Code that draws figures.
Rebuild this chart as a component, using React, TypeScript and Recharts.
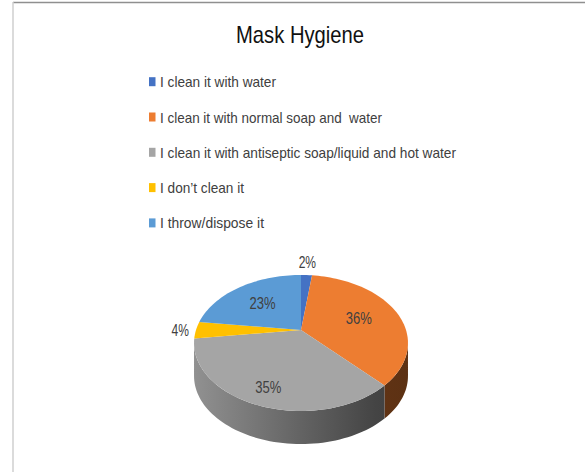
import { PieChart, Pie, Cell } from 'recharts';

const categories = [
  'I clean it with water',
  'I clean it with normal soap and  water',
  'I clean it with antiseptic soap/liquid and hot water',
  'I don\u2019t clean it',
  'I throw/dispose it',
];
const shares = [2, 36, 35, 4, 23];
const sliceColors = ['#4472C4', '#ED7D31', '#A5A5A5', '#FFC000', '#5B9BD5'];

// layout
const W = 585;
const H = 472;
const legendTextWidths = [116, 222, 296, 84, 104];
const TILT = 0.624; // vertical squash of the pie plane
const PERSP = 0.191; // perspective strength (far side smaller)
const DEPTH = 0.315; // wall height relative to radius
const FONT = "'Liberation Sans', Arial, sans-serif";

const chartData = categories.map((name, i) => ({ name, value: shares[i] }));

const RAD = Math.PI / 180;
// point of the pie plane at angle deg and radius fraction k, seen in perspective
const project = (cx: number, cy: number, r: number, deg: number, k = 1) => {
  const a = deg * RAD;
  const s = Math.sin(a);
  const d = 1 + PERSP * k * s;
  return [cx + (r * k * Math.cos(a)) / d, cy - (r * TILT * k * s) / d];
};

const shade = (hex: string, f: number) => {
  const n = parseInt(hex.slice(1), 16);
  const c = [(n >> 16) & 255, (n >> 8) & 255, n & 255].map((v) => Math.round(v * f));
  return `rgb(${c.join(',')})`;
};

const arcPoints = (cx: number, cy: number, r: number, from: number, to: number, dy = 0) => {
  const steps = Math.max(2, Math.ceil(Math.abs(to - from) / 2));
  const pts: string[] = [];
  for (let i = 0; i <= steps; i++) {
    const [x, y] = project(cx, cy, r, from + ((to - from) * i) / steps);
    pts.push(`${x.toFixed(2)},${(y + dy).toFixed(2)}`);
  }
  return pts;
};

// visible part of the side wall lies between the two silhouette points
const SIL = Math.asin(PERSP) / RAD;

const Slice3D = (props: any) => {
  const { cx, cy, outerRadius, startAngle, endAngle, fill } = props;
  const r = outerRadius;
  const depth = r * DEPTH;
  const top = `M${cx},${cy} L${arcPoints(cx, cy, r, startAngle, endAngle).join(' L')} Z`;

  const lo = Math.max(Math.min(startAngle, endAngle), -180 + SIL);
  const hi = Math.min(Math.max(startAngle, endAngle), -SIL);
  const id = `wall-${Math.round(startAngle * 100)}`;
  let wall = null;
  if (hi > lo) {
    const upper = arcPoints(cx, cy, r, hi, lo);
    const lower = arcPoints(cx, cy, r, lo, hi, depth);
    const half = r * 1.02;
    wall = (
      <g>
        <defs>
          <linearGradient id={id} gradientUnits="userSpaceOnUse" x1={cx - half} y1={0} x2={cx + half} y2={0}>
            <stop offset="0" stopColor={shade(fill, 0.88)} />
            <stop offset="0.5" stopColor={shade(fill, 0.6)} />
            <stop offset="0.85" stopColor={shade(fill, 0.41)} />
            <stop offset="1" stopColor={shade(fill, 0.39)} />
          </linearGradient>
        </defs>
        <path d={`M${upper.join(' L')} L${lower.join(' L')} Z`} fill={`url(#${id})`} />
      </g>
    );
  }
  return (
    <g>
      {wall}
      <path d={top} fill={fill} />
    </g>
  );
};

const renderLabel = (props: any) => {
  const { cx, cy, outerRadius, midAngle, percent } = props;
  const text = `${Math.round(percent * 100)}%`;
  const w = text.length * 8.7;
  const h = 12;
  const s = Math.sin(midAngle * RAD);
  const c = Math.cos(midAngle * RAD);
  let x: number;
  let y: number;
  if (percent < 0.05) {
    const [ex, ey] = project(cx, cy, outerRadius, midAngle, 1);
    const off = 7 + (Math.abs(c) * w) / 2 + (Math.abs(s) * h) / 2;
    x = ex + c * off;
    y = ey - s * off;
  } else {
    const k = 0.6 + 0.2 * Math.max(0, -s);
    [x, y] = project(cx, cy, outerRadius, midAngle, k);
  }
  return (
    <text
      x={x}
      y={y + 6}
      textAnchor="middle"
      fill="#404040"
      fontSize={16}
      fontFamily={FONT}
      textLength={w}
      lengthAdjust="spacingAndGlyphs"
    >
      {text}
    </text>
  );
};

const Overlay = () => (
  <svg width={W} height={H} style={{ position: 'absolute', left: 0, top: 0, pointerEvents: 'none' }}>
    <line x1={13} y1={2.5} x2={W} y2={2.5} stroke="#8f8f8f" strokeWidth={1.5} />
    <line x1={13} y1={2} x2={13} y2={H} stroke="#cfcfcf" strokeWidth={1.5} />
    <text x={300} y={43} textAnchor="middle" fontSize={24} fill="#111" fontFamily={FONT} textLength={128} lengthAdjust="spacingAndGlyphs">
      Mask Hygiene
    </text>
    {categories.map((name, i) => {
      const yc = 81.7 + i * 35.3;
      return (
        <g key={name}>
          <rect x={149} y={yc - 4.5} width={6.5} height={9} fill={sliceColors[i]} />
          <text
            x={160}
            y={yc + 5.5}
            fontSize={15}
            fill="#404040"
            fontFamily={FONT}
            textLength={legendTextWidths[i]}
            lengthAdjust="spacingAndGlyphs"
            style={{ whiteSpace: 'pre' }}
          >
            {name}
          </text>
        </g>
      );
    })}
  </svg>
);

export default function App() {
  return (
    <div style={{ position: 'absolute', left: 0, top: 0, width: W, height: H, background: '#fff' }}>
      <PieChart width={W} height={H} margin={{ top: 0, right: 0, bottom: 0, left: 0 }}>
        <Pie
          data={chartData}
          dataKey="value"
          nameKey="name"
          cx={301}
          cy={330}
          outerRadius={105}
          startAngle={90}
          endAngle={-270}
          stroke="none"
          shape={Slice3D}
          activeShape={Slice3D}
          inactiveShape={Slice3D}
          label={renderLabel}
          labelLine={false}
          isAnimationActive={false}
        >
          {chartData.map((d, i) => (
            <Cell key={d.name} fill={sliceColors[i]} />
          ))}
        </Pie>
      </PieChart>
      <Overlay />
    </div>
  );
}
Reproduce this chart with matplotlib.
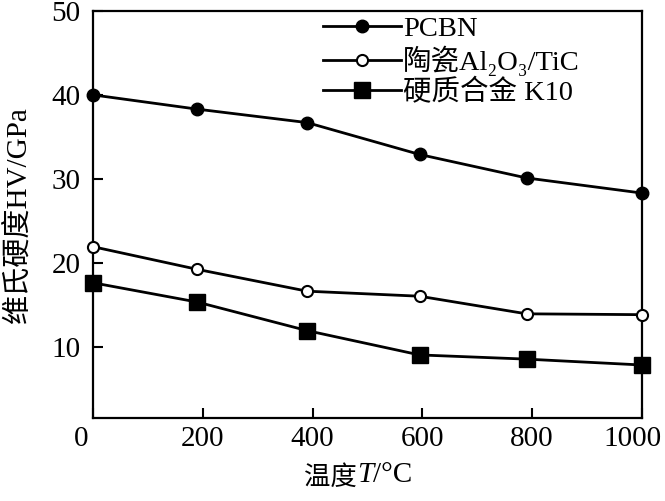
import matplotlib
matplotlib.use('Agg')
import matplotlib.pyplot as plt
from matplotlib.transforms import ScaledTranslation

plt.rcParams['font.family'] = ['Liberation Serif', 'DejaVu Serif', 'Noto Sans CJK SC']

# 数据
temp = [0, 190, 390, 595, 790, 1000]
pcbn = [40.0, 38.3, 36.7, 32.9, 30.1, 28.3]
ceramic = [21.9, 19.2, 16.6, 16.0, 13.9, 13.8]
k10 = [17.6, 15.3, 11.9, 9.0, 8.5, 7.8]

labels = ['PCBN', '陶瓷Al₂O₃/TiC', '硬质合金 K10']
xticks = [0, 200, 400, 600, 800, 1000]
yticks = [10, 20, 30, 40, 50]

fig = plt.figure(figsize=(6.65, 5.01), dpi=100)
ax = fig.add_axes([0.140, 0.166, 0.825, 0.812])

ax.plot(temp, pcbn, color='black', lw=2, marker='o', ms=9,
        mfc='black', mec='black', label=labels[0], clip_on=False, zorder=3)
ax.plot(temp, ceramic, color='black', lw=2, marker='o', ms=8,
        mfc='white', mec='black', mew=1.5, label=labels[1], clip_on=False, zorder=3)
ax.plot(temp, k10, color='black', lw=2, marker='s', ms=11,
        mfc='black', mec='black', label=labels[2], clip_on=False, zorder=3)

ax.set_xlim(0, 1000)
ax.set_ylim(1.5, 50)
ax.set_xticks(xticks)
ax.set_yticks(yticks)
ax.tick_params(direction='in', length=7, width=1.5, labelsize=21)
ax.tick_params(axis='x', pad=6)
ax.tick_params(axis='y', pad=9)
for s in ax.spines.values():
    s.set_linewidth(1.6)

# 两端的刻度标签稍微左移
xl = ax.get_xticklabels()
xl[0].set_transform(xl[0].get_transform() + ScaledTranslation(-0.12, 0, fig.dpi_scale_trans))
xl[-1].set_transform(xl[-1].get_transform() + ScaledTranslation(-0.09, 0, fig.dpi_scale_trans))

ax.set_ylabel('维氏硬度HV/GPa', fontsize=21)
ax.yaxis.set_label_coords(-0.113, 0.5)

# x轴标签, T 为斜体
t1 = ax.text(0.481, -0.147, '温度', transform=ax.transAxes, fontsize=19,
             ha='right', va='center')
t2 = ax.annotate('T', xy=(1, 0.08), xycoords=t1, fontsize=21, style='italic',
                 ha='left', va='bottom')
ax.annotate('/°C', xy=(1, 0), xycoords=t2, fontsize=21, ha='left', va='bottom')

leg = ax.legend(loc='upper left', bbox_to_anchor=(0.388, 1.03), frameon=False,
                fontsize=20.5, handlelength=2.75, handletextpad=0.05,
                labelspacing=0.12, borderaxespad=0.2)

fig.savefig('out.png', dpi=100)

The request.
Leave the pictures out and please restate exactly the lines running from the start of the material through the one with "['#4472C4', '#ED7D31', '#A5A5A5', '#FFC000', '#5B9BD5'];".

Completed exercise.
Rebuild this chart as a component, using React, TypeScript and Recharts.
import { PieChart, Pie, Cell } from 'recharts';

const categories = [
  'I clean it with water',
  'I clean it with normal soap and  water',
  'I clean it with antiseptic soap/liquid and hot water',
  'I don\u2019t clean it',
  'I throw/dispose it',
];
const shares = [2, 36, 35, 4, 23];
const sliceColors = ['#4472C4', '#ED7D31', '#A5A5A5', '#FFC000', '#5B9BD5'];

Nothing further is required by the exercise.